P.E.I. food banks serving growing number of newcomers

Newcomers are presenting unique challenges for P.E.I.'s Upper Room Food Bank. About 13 per cent of the clientele at the food bank are now newcomers.

Mike MacDonald, executive director of the Upper Room Hospitality Ministry, says the majority of the newcomers who he sees coming through the doors are refugees, primarily the Syrian refugees who moved to the Island a couple of years ago.  

MacDonald made his comments during a legislative standing committee looking at the issue of poverty on the Island. 

"It certainly presents some challenges to us, the first one being communications," said MacDonald, who has worked with the food bank for nearly 20 years.

"The other is ensuring [we give] them the food that they need, giving them a can of vegetables or a box of Kraft dinner or something is not what they are looking for. They are looking for whole foods, fresh foods. They are looking for bags of flour and fresh vegetables."

Basic income not for everybody

The committee has been tasked with developing a costed plan for a basic income pilot project in P.E.I., as well as coming up with clear definitions and measures of poverty and a living wage.

Nancy Russell/CBC

The committee was told to have its report back to the legislature by July. 

MacDonald said a basic income may not benefit everybody. 

"There are many people that we see that this would be life-changing. There are other people who may struggle because of it," he said.

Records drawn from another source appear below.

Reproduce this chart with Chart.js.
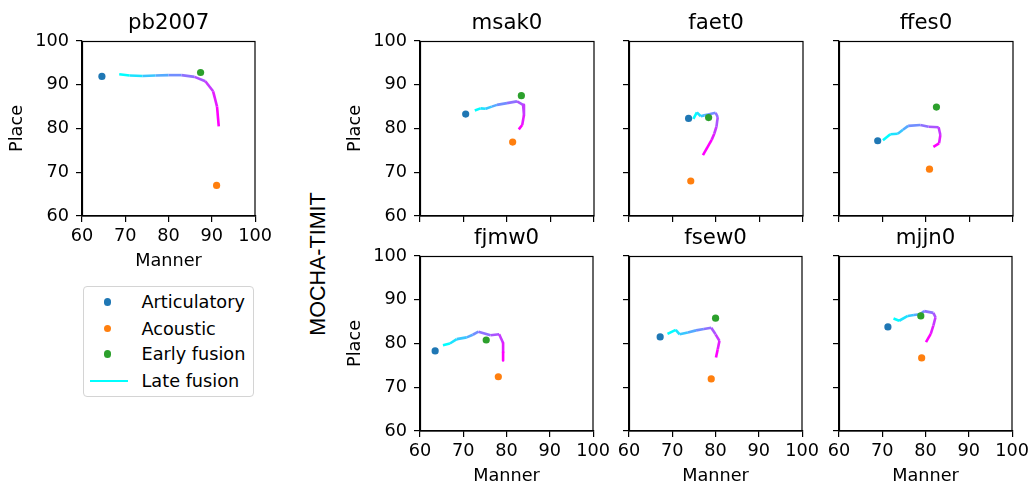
<!DOCTYPE html>
<html><head><meta charset="utf-8">
<script src="https://cdn.jsdelivr.net/npm/chart.js@4/dist/chart.umd.min.js"></script>
<style>
html,body{margin:0;padding:0;background:#fff;overflow:hidden;width:1032px;height:484px;}
#root{position:relative;width:1032px;height:484px;}
canvas.panel{position:absolute;}
#legend{position:absolute;left:82.5px;top:285.5px;width:171px;height:111px;border:1px solid #d4d4d4;border-radius:4px;box-sizing:border-box;font-family:"DejaVu Sans";font-size:17.7px;color:#000;}
.li{position:absolute;left:0;height:22px;line-height:22px;}
.lt{position:absolute;left:58px;top:0;white-space:nowrap;}
#super{position:absolute;left:318px;top:264px;transform:translate(-50%,-50%) rotate(-90deg);font-family:"Liberation Sans";font-size:21.5px;white-space:nowrap;color:#000;}
</style></head><body>
<div id="root">
<div id="legend"></div>
<div id="super">MOCHA-TIMIT</div>
</div>
<script>
// ---- data ----
const speakers = ['pb2007','msak0','faet0','ffes0','fjmw0','fsew0','mjjn0'];
const seriesNames = ['Articulatory','Acoustic','Early fusion','Late fusion'];
const seriesColors = ['#1f77b4','#ff7f0e','#2ca02c','#00ffff'];
const axisTicks = [60,70,80,90,100];
const xLabel = 'Manner';
const yLabel = 'Place';
const groupLabel = 'MOCHA-TIMIT';

// single-point results per speaker (order as speakers)
const articulatoryManner = [64.6,70.5,73.7,68.9,63.5,67.2,71.3];
const articulatoryPlace  = [91.9,83.3,82.3,77.2,78.3,81.5,83.8];
const acousticManner     = [91.1,81.3,74.2,80.8,78.1,79.0,79.1];
const acousticPlace      = [67.0,76.9,68.0,70.7,72.4,71.9,76.7];
const earlyManner        = [87.4,83.3,78.3,82.4,75.3,80.0,78.9];
const earlyPlace         = [92.8,87.5,82.5,84.9,80.8,85.8,86.3];

// late fusion trajectories (fusion weight sweep)
const late_pb2007_manner = [68.6,71.0,74.0,77.0,80.0,83.0,86.0,88.5,90.3,91.2,91.6];
const late_pb2007_place  = [92.4,92.1,92.0,92.1,92.2,92.2,91.8,90.8,88.5,85.0,80.5];
const late_msak0_manner  = [72.6,73.9,75.1,76.5,77.7,80.0,82.3,83.7,83.9,83.5,82.7];
const late_msak0_place   = [84.1,84.6,84.5,85.0,85.4,85.8,86.2,85.4,83.1,80.8,79.8];
const late_faet0_manner  = [74.8,75.6,76.5,77.3,78.2,79.9,80.4,80.1,79.6,79.0,77.0];
const late_faet0_place   = [82.2,83.7,82.8,83.0,83.2,83.6,82.6,80.4,78.8,77.4,73.9];
const late_ffes0_manner  = [70.1,71.8,73.5,74.7,75.9,78.7,80.6,82.9,83.3,83.0,81.7];
const late_ffes0_place   = [77.3,78.7,78.8,79.7,80.6,80.8,80.4,80.3,78.5,76.6,75.8];
const late_fjmw0_manner  = [65.3,66.9,68.5,70.8,72.2,73.5,76.3,78.3,79.2,79.2,79.2];
const late_fjmw0_place   = [79.6,80.0,81.0,81.4,82.0,82.7,81.9,82.1,80.1,78.0,76.1];
const late_fsew0_manner  = [68.9,70.8,71.7,73.6,75.5,77.3,79.0,80.0,80.9,80.5,80.1];
const late_fsew0_place   = [82.2,83.1,82.1,82.5,83.0,83.3,83.6,82.1,80.6,78.7,76.8];
const late_mjjn0_manner  = [72.6,73.9,75.9,77.3,78.7,79.7,81.8,82.3,81.8,81.2,80.1];
const late_mjjn0_place   = [85.7,85.2,86.3,86.5,86.7,87.4,87.0,86.0,84.1,82.2,80.3];

const lateManner = [late_pb2007_manner,late_msak0_manner,late_faet0_manner,late_ffes0_manner,late_fjmw0_manner,late_fsew0_manner,late_mjjn0_manner];
const latePlace  = [late_pb2007_place,late_msak0_place,late_faet0_place,late_ffes0_place,late_fjmw0_place,late_fsew0_place,late_mjjn0_place];

// ---- layout (page px) ----
const panelLayout = [
  {L:82,    T:41,  yl:true,  xl:true},
  {L:419.5, T:41,  yl:true,  xl:false},
  {L:629,   T:41,  yl:false, xl:false},
  {L:838.5, T:41,  yl:false, xl:false},
  {L:419.5, T:256, yl:true,  xl:true},
  {L:629,   T:256, yl:false, xl:true},
  {L:838.5, T:256, yl:false, xl:true}
];
const YW = 80, XH = 56, TOPH = 41, PW = 174, PH = 175, RPAD = 20;
const FONT = '"DejaVu Sans"';
const TICKFS = 17.7, TITLEFS = 21.3;

function cool(t){ return 'rgb(' + Math.round(255*t) + ',' + Math.round(255*(1-t)) + ',255)'; }

const framePlugin = {
  id:'frame',
  afterDraw(chart){
    const a = chart.chartArea, c = chart.ctx;
    c.save(); c.strokeStyle = '#000'; c.lineWidth = 1.2;
    c.strokeRect(Math.round(a.left)+0.5, Math.round(a.top)+0.5, Math.round(a.right-a.left)-0.5, Math.round(a.bottom-a.top)-0.5);
    c.restore();
  }
};

const root = document.getElementById('root');
speakers.forEach((name, k) => {
  const p = panelLayout[k];
  const cv = document.createElement('canvas');
  cv.className = 'panel';
  const w = YW + PW + RPAD, h = TOPH + PH + XH;
  cv.width = w; cv.height = h;
  cv.style.left = (p.L - YW) + 'px';
  cv.style.top = (p.T - TOPH) + 'px';
  cv.style.width = w + 'px'; cv.style.height = h + 'px';
  root.appendChild(cv);
  const lm = lateManner[k], lp = latePlace[k];
  const n = lm.length;
  const lateData = lm.map((x,i) => ({x:x, y:lp[i]}));
  const pt = (x,y) => [{x:x, y:y}];
  const axisCommon = (isX, showLabels, showTitle) => ({
    type:'linear', min:60, max:100,
    afterBuildTicks(s){ s.ticks = axisTicks.map(v => ({value:v})); },
    afterFit(s){ if (isX) s.height = XH; else s.width = YW; },
    ticks:{display:showLabels, color:'#000', font:{family:FONT, size:TICKFS}, padding: isX ? 4 : 7, autoSkip:false, maxRotation:0},
    grid:{display:true, drawOnChartArea:false, drawTicks:true, tickLength:6, color:'#000', lineWidth:1.2},
    border:{display:true, color:'#000', width:1.2},
    title:{display:showTitle, text: isX ? xLabel : yLabel, color:'#000', font:{family:FONT, size:TICKFS}, padding: isX ? {top:0,bottom:0} : {top:4.4,bottom:0}}
  });
  new Chart(cv, {
    type:'scatter',
    data:{datasets:[
      {label:seriesNames[0], data:pt(articulatoryManner[k], articulatoryPlace[k]), backgroundColor:seriesColors[0], borderWidth:0, pointRadius:3.6, order:1},
      {label:seriesNames[1], data:pt(acousticManner[k], acousticPlace[k]), backgroundColor:seriesColors[1], borderWidth:0, pointRadius:3.6, order:1},
      {label:seriesNames[2], data:pt(earlyManner[k], earlyPlace[k]), backgroundColor:seriesColors[2], borderWidth:0, pointRadius:3.6, order:1},
      {label:seriesNames[3], type:'line', data:lateData, showLine:true, pointRadius:0, borderWidth:2.6, tension:0,
        borderColor:seriesColors[3], borderJoinStyle:'round', borderCapStyle:'butt', fill:false, order:2,
        segment:{borderColor: ctx => cool(ctx.p0DataIndex/(n-2))}}
    ]},
    options:{
      responsive:false, animation:false, devicePixelRatio:1,
      layout:{padding:{left:0, top:0, right:RPAD, bottom:0}},
      plugins:{
        legend:{display:false}, tooltip:{enabled:false},
        title:{display:true, fullSize:false, align:'center', text:name, color:'#000', font:{family:FONT, size:TITLEFS, weight:'normal'}, padding:{top:11, bottom:TOPH-11-TITLEFS*1.2}}
      },
      scales:{
        x: axisCommon(true, p.xl, p.xl),
        y: axisCommon(false, p.yl, p.yl)
      }
    },
    plugins:[framePlugin]
  });
});

// legend (HTML)
const lg = document.getElementById('legend');
const rowCenters = [15.5, 42, 67.5, 94.5];
seriesNames.forEach((s,i) => {
  const row = document.createElement('div');
  row.className = 'li';
  row.style.top = (rowCenters[i] - 11) + 'px';
  row.style.width = '100%';
  let mark;
  if (i < 3) {
    mark = '<span style="position:absolute;left:20.5px;top:7.4px;width:7.2px;height:7.2px;border-radius:50%;background:'+seriesColors[i]+'"></span>';
  } else {
    mark = '<span style="position:absolute;left:6px;top:9.8px;width:38px;height:2.4px;background:'+seriesColors[i]+'"></span>';
  }
  row.innerHTML = mark + '<span class="lt">' + s + '</span>';
  lg.appendChild(row);
});
document.getElementById('super').textContent = groupLabel;
</script>
</body></html>
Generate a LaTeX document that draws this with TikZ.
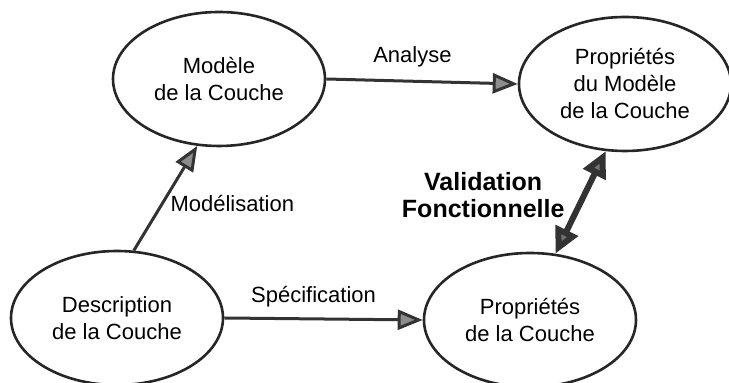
\documentclass[tikz,border=0pt]{standalone}
\usepackage{fontspec}
\setmainfont{Liberation Sans}
\usetikzlibrary{shapes.geometric,arrows.meta}

\tikzstyle{state}=[ellipse,draw=black!85,line width=1.3pt,minimum width=106pt,minimum height=67pt,inner sep=0pt,align=center,font=\fontsize{11}{13.5}\selectfont]
\tikzstyle{edge} = [draw,line width=1.5pt,black!80,-{Triangle[length=12.5pt,width=10pt,fill=black!45]}]
\tikzstyle{check edge} = [draw,line width=3pt,black!80,{Triangle[length=13pt,width=12pt,fill=black!55]}-{Triangle[length=13pt,width=12pt,fill=black!55]}]
\tikzstyle{action} = [font=\fontsize{11}{13.5}\selectfont,black]
\tikzstyle{check} = [font=\fontsize{12.5}{13.5}\selectfont\bfseries,align=center,black]

\begin{document}
\begin{tikzpicture}[x=0.5pt,y=-0.5pt]
     \path[use as bounding box] (0,0) rectangle (729,383);
     % First we draw the four ellipses
     \foreach \pos/\name/\txt in {{(219,79)/mod/{Modèle\\de la Couche}},
       {(625,84)/pm/{Propriétés\\du Modèle\\de la Couche}},
       {(117,318)/desc/{Description\\de la Couche}}, {(530,320)/pc/{Propriétés\\de la Couche}}}
     \node[state] (\name) at \pos {\txt};

     % Connect ellipses with arrows and put the names on them
     \foreach \source/ \dest/ \weight/ \where/ \gap in {mod.east/pm.west/Analyse/above/3pt,
       desc.east/pc.west/Spécification/above/2pt, desc.76/mod.-108/Modélisation/right/0pt}
     \path[edge] (\source) -- node[action,\where=\gap,pos=0.45] {\weight} (\dest);

     \path[check edge] (pc.69) -- node[check,left=5pt,pos=0.57] {Validation\\Fonctionnelle} (pm.-106);
   \end{tikzpicture}
\end{document}
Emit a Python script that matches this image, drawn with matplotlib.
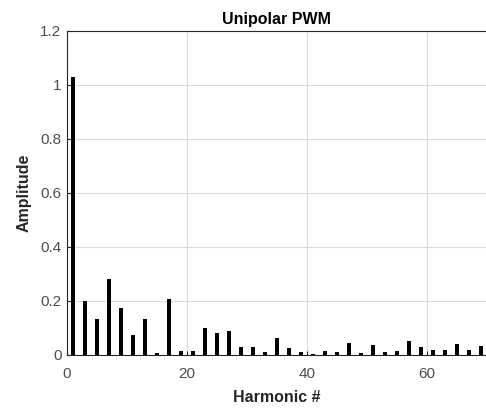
import matplotlib
matplotlib.use("Agg")
import matplotlib.pyplot as plt

# odd harmonic orders and their amplitudes
harmonics = [1, 3, 5, 7, 9, 11, 13, 15, 17, 19, 21, 23, 25, 27, 29, 31, 33, 35,
             37, 39, 41, 43, 45, 47, 49, 51, 53, 55, 57, 59, 61, 63, 65, 67, 69]
amplitude = [1.028, 0.200, 0.132, 0.283, 0.173, 0.073, 0.133, 0.006, 0.209, 0.015,
             0.015, 0.099, 0.083, 0.089, 0.031, 0.030, 0.010, 0.062,
             0.025, 0.010, 0.003, 0.015, 0.012, 0.043, 0.006, 0.037, 0.010, 0.016,
             0.052, 0.031, 0.020, 0.018, 0.040, 0.018, 0.035]

x_ticks = [0, 20, 40, 60]
y_ticks = [0, 0.2, 0.4, 0.6, 0.8, 1.0, 1.2]
y_tick_labels = ["0", "0.2", "0.4", "0.6", "0.8", "1", "1.2"]

plt.rcParams["font.family"] = ["Liberation Sans", "DejaVu Sans"]

fig = plt.figure(figsize=(4.86, 4.13), dpi=100)
ax = fig.add_axes([67 / 486, 1 - 355 / 413, 420 / 486, 324 / 413])

ax.bar(harmonics, amplitude, width=0.6, color="black", zorder=3)

ax.set_xlim(0, 70)
ax.set_ylim(0, 1.2)
ax.set_xticks(x_ticks)
ax.set_yticks(y_ticks)
ax.set_yticklabels(y_tick_labels)
ax.grid(True, color="#dcdcdc", linewidth=0.8, zorder=0)
ax.tick_params(direction="in", length=3, colors="#262626", labelsize=11,
               labelcolor="#4d4d4d", pad=4)
ax.tick_params(axis="x", pad=9)
for s in ax.spines.values():
    s.set_color("#262626")
    s.set_linewidth(0.8)

ax.set_title("Unipolar PWM", fontsize=11.5, fontweight="bold", color="black", pad=5)
ax.set_xlabel("Harmonic #", fontsize=11.5, fontweight="bold", color="#262626", labelpad=6)
ax.set_ylabel("Amplitude", fontsize=11.5, fontweight="bold", color="#262626", labelpad=6)

fig.savefig("out.png", dpi=100)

"We do see many people with addictions issues that as soon as they have money and funds in their pockets, unfortunately they are not talking about food, they are not thinking about shelter. Their addiction is taking over and they are servicing their addiction." 

Need is great 

The food bank serves 525 families a month, or about 1,600 people. More than 40 per cent of the clientele are under the age of 18.

Randy McAndrew/CBC

The Upper Room Soup Kitchen serves 3,500 meals per month. It is open seven days a week.

MacDonald said housing, employment and medical issues, both physical and mental health, are the main reasons people seek help from the food bank and soup kitchen. He said the faces may change, but the stories behind them are consistent.

"We're always seeing single parent families and two parent families and we see seniors," he said. "I guess the biggest increase would be people new to our country. That has certainly increased over the last number of years."